▶ Brief: Give again exactly the lines that run from the start of the records to the line holding "plt.rcParams['mathtext.fontset'] = 'stix'", both ends counted. Do not include the pictures.

▶ Dataset excerpts:

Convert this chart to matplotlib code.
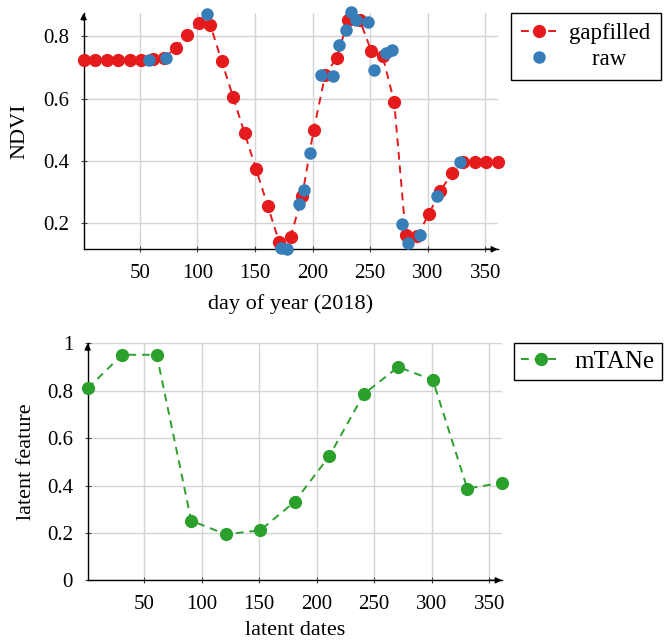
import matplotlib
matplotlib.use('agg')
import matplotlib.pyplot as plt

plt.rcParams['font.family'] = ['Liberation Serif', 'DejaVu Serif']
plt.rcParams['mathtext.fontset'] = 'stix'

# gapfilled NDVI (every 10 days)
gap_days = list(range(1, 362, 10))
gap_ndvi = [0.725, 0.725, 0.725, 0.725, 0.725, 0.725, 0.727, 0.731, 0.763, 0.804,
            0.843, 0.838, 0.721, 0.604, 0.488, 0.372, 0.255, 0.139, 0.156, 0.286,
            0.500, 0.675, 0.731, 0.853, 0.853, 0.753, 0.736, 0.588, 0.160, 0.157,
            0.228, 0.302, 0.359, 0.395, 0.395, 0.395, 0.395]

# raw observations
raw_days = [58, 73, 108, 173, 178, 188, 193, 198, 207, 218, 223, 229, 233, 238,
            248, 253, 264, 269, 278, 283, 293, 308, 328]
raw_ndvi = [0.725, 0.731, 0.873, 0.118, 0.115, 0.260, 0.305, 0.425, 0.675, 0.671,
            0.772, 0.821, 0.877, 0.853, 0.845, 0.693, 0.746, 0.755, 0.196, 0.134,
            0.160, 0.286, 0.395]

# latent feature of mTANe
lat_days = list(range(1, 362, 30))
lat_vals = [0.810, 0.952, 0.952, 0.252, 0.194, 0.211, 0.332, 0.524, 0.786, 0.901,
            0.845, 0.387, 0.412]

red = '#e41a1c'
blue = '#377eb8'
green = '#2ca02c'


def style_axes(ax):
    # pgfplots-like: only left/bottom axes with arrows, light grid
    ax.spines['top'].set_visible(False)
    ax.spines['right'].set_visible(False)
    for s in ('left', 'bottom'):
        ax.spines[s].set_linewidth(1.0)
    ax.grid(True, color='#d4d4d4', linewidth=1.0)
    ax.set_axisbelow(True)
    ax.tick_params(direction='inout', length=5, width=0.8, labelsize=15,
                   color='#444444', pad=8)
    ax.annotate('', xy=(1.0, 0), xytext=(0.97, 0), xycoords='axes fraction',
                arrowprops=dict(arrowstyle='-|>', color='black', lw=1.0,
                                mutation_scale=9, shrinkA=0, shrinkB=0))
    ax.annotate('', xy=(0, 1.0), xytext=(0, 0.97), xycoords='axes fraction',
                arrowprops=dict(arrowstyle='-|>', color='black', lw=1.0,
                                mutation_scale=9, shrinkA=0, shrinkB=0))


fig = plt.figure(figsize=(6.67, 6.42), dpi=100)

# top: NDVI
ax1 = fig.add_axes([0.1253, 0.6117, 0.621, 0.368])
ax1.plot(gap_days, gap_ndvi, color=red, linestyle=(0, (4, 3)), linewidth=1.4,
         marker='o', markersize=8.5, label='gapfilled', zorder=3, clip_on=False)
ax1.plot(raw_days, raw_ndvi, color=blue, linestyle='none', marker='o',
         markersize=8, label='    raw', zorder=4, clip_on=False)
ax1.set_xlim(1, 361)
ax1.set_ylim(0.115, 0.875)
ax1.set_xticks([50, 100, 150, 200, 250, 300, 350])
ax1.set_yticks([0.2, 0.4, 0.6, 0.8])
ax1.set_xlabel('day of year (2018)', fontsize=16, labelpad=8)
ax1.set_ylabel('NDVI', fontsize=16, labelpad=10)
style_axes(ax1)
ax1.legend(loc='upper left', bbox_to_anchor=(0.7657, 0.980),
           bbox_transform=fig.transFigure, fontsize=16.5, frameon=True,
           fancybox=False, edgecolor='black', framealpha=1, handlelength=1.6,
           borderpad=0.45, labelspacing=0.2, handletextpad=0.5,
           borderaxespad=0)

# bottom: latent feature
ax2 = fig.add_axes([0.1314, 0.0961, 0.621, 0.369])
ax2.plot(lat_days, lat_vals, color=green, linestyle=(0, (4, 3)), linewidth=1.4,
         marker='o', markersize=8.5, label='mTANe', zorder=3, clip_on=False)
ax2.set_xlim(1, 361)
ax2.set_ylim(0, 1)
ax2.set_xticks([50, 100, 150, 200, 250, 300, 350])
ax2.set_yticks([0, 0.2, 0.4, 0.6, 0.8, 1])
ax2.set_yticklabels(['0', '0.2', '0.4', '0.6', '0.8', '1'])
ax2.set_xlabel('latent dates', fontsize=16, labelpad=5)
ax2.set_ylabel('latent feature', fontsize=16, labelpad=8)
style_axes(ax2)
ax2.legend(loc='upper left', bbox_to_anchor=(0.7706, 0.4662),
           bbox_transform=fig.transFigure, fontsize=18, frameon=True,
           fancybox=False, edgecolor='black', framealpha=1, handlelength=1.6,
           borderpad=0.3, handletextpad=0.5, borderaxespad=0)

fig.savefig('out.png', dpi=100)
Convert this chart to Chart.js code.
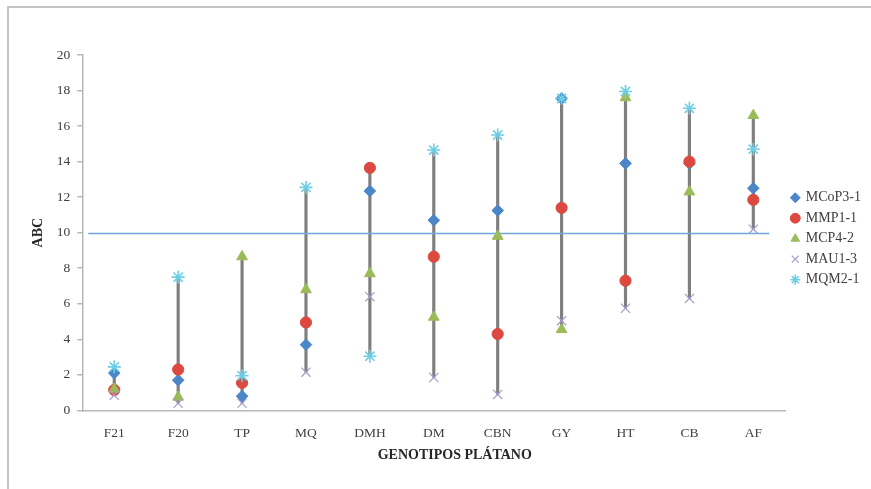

▶ Task response:
Convert this chart to matplotlib code.
import matplotlib
matplotlib.use('agg')
import matplotlib.pyplot as plt

plt.rcParams['font.family'] = ['Liberation Serif', 'DejaVu Serif']
plt.rcParams['mathtext.fontset'] = 'stix'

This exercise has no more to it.